If judgment for possession is entered after failure to pay, the landlord will be able to have the tenant evicted by a Special Civil Part Court officer. A landlord cannot personally evict a tenant. Only a court officer can evict a tenant in New Jersey. The landlord must first obtain a warrant of removal from the Special Civil Part Clerks Office. This is permitted only after the judgment for possession is entered in favor of the landlord. The court officer requires this warrant of removal to evict any tenant in New Jersey.

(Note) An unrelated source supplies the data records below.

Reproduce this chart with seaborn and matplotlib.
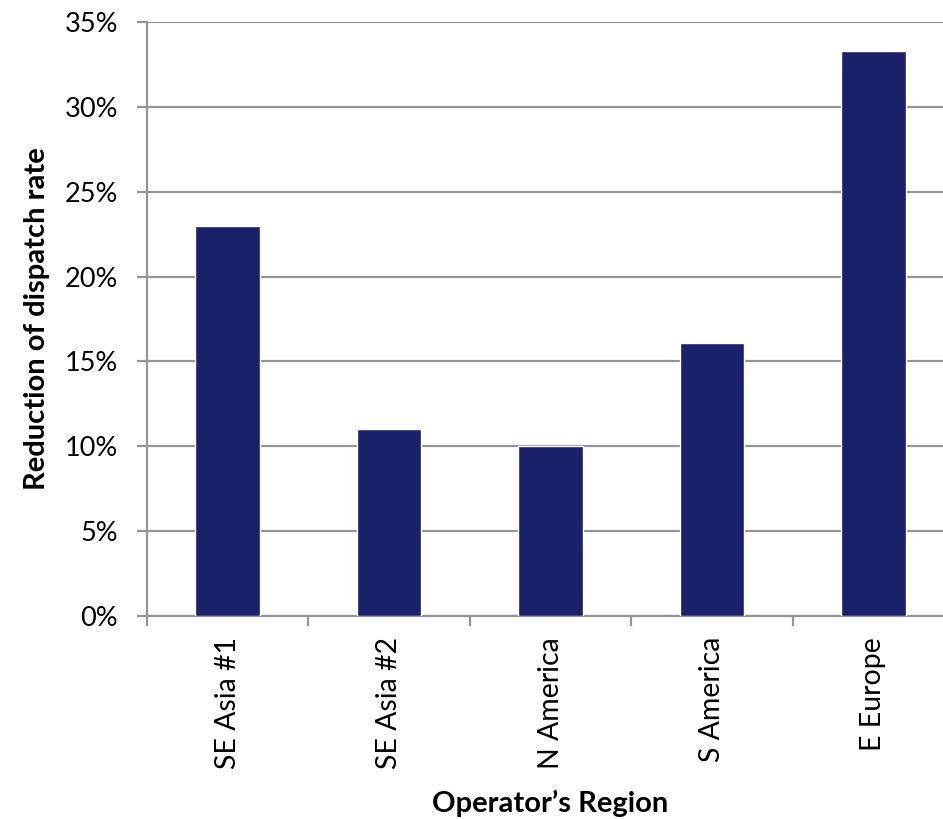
import matplotlib
matplotlib.use("Agg")
import matplotlib.pyplot as plt
from matplotlib.ticker import FuncFormatter, FixedLocator
import seaborn as sns
import pandas as pd

regions = ["SE Asia #1", "SE Asia #2", "N America", "S America", "E Europe"]
reduction_pct = [23.0, 11.0, 10.0, 16.1, 33.3]
y_ticks = [0, 5, 10, 15, 20, 25, 30, 35]

df = pd.DataFrame({"region": regions, "reduction": reduction_pct})

sns.set_theme(style="white")
plt.rcParams["font.family"] = ["Lato", "DejaVu Sans"]
plt.rcParams["text.color"] = "black"
plt.rcParams["axes.labelcolor"] = "black"

grid_color = "#959595"
bar_color = "#1a216b"

fig = plt.figure(figsize=(9.43, 8.19), dpi=100)
ax = fig.add_axes([0.1559, 0.2479, 0.8558, 0.7252])

sns.barplot(data=df, x="region", y="reduction", color=bar_color,
            width=0.4, saturation=1, ax=ax, zorder=3)

ax.set_ylim(0, 35)
ax.set_xlim(-0.5, len(regions) - 0.5)
ax.yaxis.set_major_locator(FixedLocator(y_ticks))
ax.yaxis.set_major_formatter(FuncFormatter(lambda v, _: f"{v:.0f}%"))
ax.grid(axis="y", color=grid_color, linewidth=1.6, zorder=0)
ax.set_axisbelow(True)

for side in ["top", "right"]:
    ax.spines[side].set_visible(False)
for side in ["left", "bottom"]:
    ax.spines[side].set_color(grid_color)
    ax.spines[side].set_linewidth(1.6)

ax.tick_params(axis="y", which="major", direction="out", length=7,
               width=1.6, color=grid_color, labelsize=19.5, pad=14,
               left=True, labelcolor="black")
ax.tick_params(axis="x", which="major", length=0, labelsize=20.5, pad=15,
               labelrotation=90, labelcolor="black")
ax.set_xticks([i - 0.5 for i in range(len(regions) + 1)], minor=True)
ax.tick_params(axis="x", which="minor", direction="out", length=7,
               width=1.6, color=grid_color, bottom=True)

ax.set_xlabel("Operator\u2019s Region", fontsize=21, fontweight="bold",
              color="black")
ax.set_ylabel("Reduction of dispatch rate", fontsize=21, fontweight="bold",
              color="black")
ax.yaxis.set_label_coords(-0.12, 0.5)
ax.xaxis.set_label_coords(0.4995, -0.293)

fig.savefig("out.png", dpi=100)
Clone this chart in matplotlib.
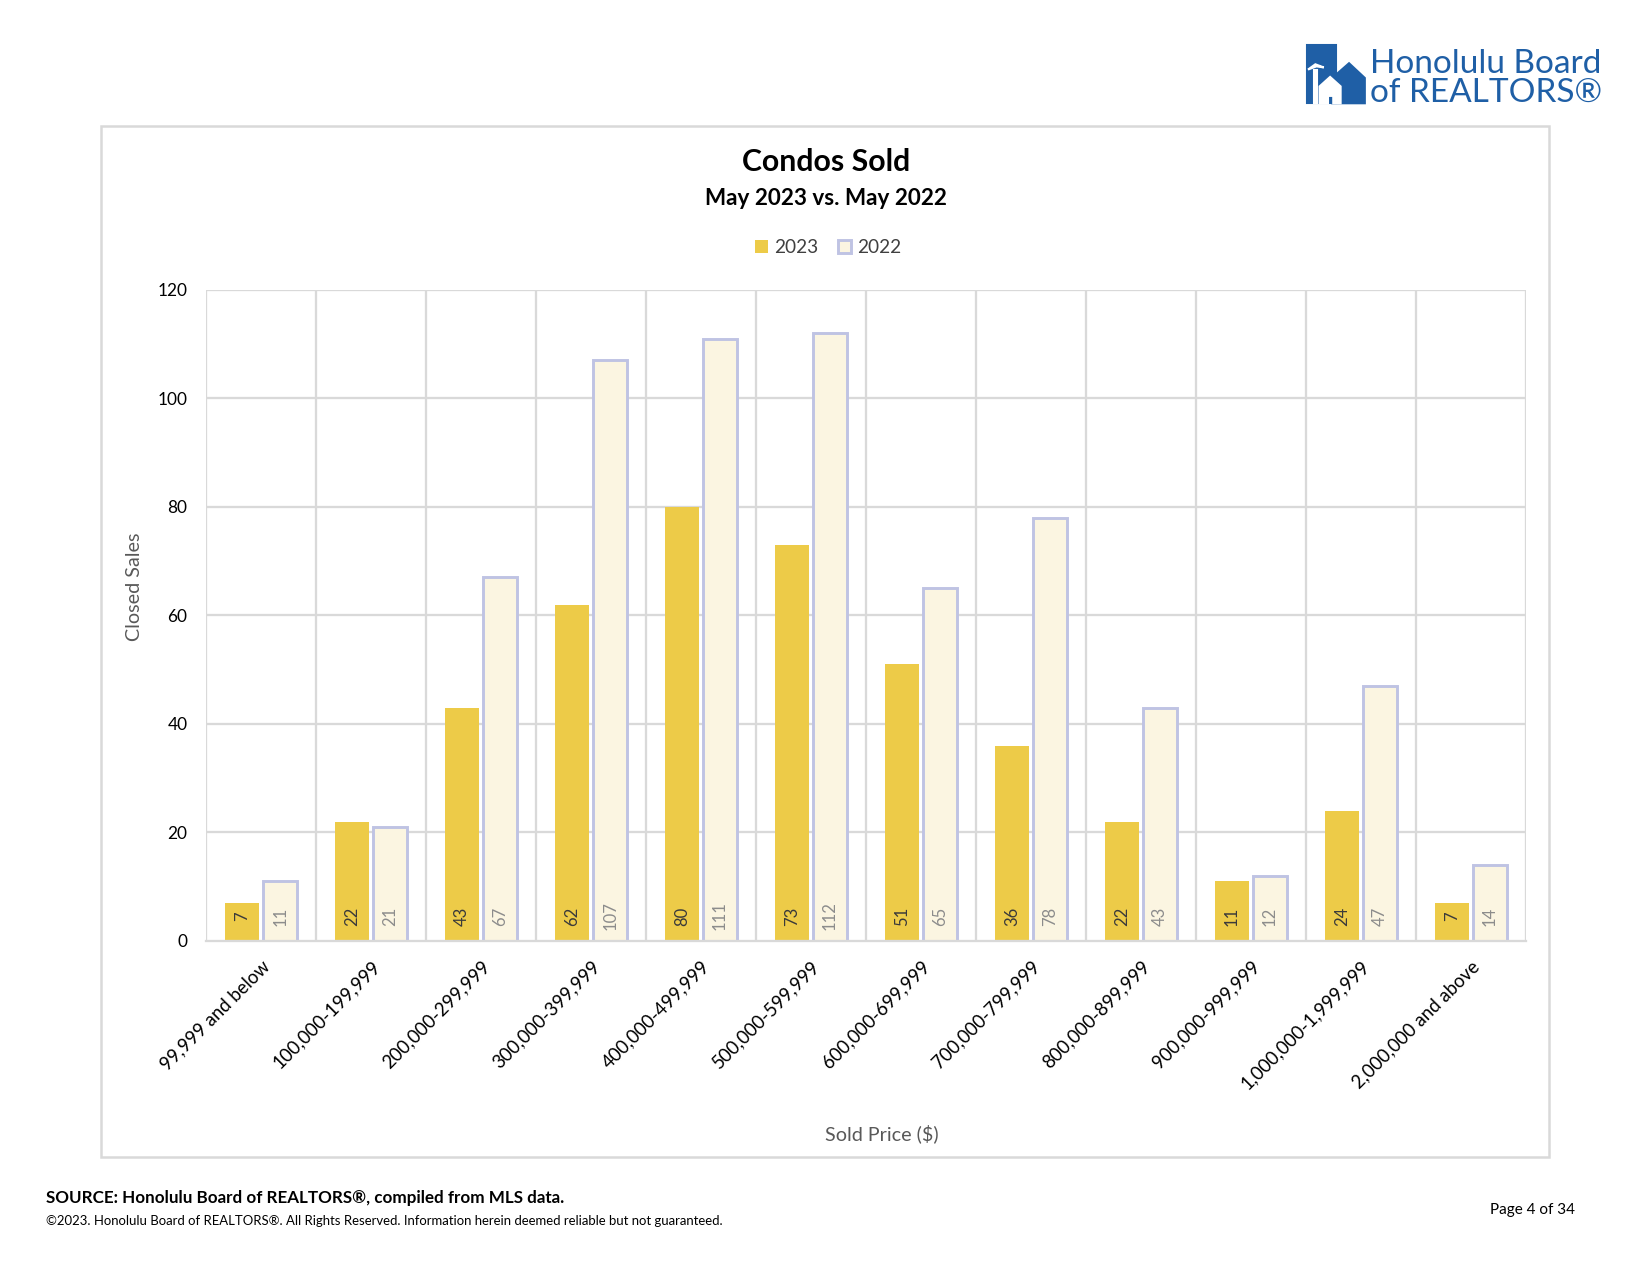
import matplotlib
matplotlib.use("Agg")
import matplotlib.pyplot as plt
import numpy as np
from matplotlib.patches import Rectangle, Polygon

plt.rcParams['font.family'] = ['Lato', 'DejaVu Sans']

categories = ["99,999 and below", "100,000-199,999", "200,000-299,999", "300,000-399,999",
              "400,000-499,999", "500,000-599,999", "600,000-699,999", "700,000-799,999",
              "800,000-899,999", "900,000-999,999", "1,000,000-1,999,999", "2,000,000 and above"]
sales_2023 = [7, 22, 43, 62, 80, 73, 51, 36, 22, 11, 24, 7]
sales_2022 = [11, 21, 67, 107, 111, 112, 65, 78, 43, 12, 47, 14]
yticks = [0, 20, 40, 60, 80, 100, 120]

# layout reference grid (page units)
W, H = 1568, 1210
fig = plt.figure(figsize=(11, 8.5), dpi=150)

def fx(x): return x / W
def fy(y): return 1 - y / H

# outer frame
fig.patches.append(Rectangle((fx(96), fy(1098)), fx(1472) - fx(96), fy(120) - fy(1098),
                             transform=fig.transFigure, fill=False, edgecolor='#D9D9D9', lw=1.2))

ax = fig.add_axes([fx(196), fy(893), fx(1450) - fx(196), fy(275) - fy(893)])
n = len(categories)
x = np.arange(n)
bw = 0.305
c23 = '#EDCB48'
c22f = '#FBF5E1'
c22e = '#BFC3E3'
ax.bar(x - bw / 2 - 0.02, sales_2023, bw, color=c23, edgecolor=c23, lw=0, zorder=3, label='2023')
ax.bar(x + bw / 2 + 0.02, sales_2022, bw, color=c22f, edgecolor=c22e, lw=1.4, zorder=3, label='2022')

for i in range(n):
    ax.text(x[i] - bw / 2 - 0.02, 4.6, str(sales_2023[i]), rotation=90, ha='center', va='center',
            fontsize=8, color='#3A3A3A', zorder=4)
    ax.text(x[i] + bw / 2 + 0.02, 4.6, str(sales_2022[i]), rotation=90, ha='center', va='center',
            fontsize=8, color='#8C8C8C', zorder=4)

ax.set_xlim(-0.5, n - 0.5)
ax.set_ylim(0, 120)
ax.set_yticks(yticks)
ax.set_yticklabels([str(v) for v in yticks], fontsize=8.3, color='#000000')
ax.set_xticks(x)
ax.set_xticklabels(categories, rotation=45, ha='right', rotation_mode='anchor', fontsize=8.9, color='#000000')
ax.tick_params(axis='both', length=0)
ax.tick_params(axis='y', pad=9)
ax.tick_params(axis='x', pad=8)
for yv in yticks[1:]:
    ax.axhline(yv, color='#D9D9D9', lw=1.1, zorder=1)
for xv in np.arange(-0.5, n + 0.5, 1):
    ax.axvline(xv, color='#D9D9D9', lw=1.1, zorder=1)
for s in ['top', 'right', 'left']:
    ax.spines[s].set_visible(False)
ax.spines['bottom'].set_color('#D9D9D9')
ax.spines['bottom'].set_linewidth(1.1)
ax.spines['bottom'].set_zorder(5)

fig.text(fx(128), fy(557), 'Closed Sales', rotation=90, ha='center', va='center', fontsize=9.5, color='#595959')
fig.text(fx(838), fy(1076), 'Sold Price ($)', ha='center', va='center', fontsize=9.5, color='#595959')

fig.text(fx(785), fy(154), 'Condos Sold', ha='center', va='center', fontsize=14.5, fontweight='bold', color='#000000')
fig.text(fx(785), fy(188), 'May 2023 vs. May 2022', ha='center', va='center', fontsize=10.8, fontweight='bold', color='#000000')

leg = fig.legend(loc='center', bbox_to_anchor=(fx(787), fy(235)), ncol=2, frameon=False,
                 fontsize=9.1, handlelength=0.7, handleheight=0.7, handletextpad=0.35, columnspacing=1.0)
for t in leg.get_texts():
    t.set_color('#404040')

# logo
blue = '#1F5FA6'
fig.patches.append(Rectangle((fx(1242), fy(98)), fx(1270) - fx(1242), fy(43) - fy(98),
                             transform=fig.transFigure, color=blue))
fig.patches.append(Polygon([(fx(1266), fy(98)), (fx(1266), fy(74)), (fx(1282), fy(60)),
                            (fx(1297), fy(74)), (fx(1297), fy(98))], closed=True,
                           transform=fig.transFigure, color=blue))
fig.patches.append(Polygon([(fx(1254), fy(98)), (fx(1254), fy(82)), (fx(1264), fy(73)),
                            (fx(1274), fy(82)), (fx(1274), fy(98)), (fx(1267), fy(98)),
                            (fx(1267), fy(91)), (fx(1262), fy(91)), (fx(1262), fy(98))], closed=True,
                           transform=fig.transFigure, color='white'))
fig.patches.append(Rectangle((fx(1249), fy(98)), fx(1252) - fx(1249), fy(66) - fy(98),
                             transform=fig.transFigure, color='white'))
fig.patches.append(Polygon([(fx(1243), fy(66)), (fx(1250), fy(61)), (fx(1258), fy(64)),
                            (fx(1251), fy(63))], closed=True, transform=fig.transFigure, color='white'))
fig.text(fx(1302), fy(61), 'Honolulu Board', ha='left', va='center', fontsize=16, color=blue)
fig.text(fx(1302), fy(88), 'of REALTORS®', ha='left', va='center', fontsize=16, color=blue)

# footer
fig.text(fx(44), fy(1137), 'SOURCE: Honolulu Board of REALTORS®, compiled from MLS data.', ha='left', va='center',
         fontsize=8.2, fontweight='bold', color='#000000')
fig.text(fx(44), fy(1159), '©2023. Honolulu Board of REALTORS®. All Rights Reserved. Information herein deemed reliable but not guaranteed.',
         ha='left', va='center', fontsize=6.3, color='#000000')
fig.text(fx(1497), fy(1148), 'Page 4 of 34', ha='right', va='center', fontsize=7.3, color='#000000')

fig.savefig('out.png', dpi=150)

A warrant of removal can be issued only after the expiration of three business days, which are Mondays through Fridays, excluding holidays, and not including the court day, from the date the judgment for possession is entered. In the case of a seasonal rental, however, the warrant must be issued within two days from the day the judgment for possession is entered. Once the warrant of removal is served on a residential tenant, the landlord must wait three business days, which are Mondays through Fridays, excluding legal holidays, and not including the day the warrant of removal is served upon the tenant, before an eviction can be scheduled. A commercial tenant, however, can be evicted by a court officer at the same time that the warrant is served.
A tenant can promptly apply to the court to vacate the judgment for possession, to obtain an Order for Orderly Removal, which grants more time to move out usually not exceeding seven calendar days, or for a hardship stay, which could stop the eviction for no more than six months. To request any such relief, contact the Special Civil Part Clerks Office. A tenant can apply for a hardship stay up to 10 days after the tenant has been evicted. The tenant must notify the landlord of any application to have the eviction stopped or delayed.
When applying for a hardship stay, the tenant could be required to pay all rents owed into court, plus costs. The tenant also could be required to pay all future rents into court when due, or as otherwise ordered by the judge, for the duration of the stay.
Enforcement of Settlements and Consent Judgments To enforce a settlement or consent judgment that allowed the tenant to stay in the rental premises or to vacate at a time certain, while also paying an agreed upon amount, the landlord or tenant must file a certification, which is a formal statement of the facts of the alleged breach, or violation, and the desired relief. A copy of the certification must be sent to the other party by regular and certified mail or the other partys attorney, if there is one, by regular mail or, if directed to a tenant, it can be posted on the door of the tenants rental premises.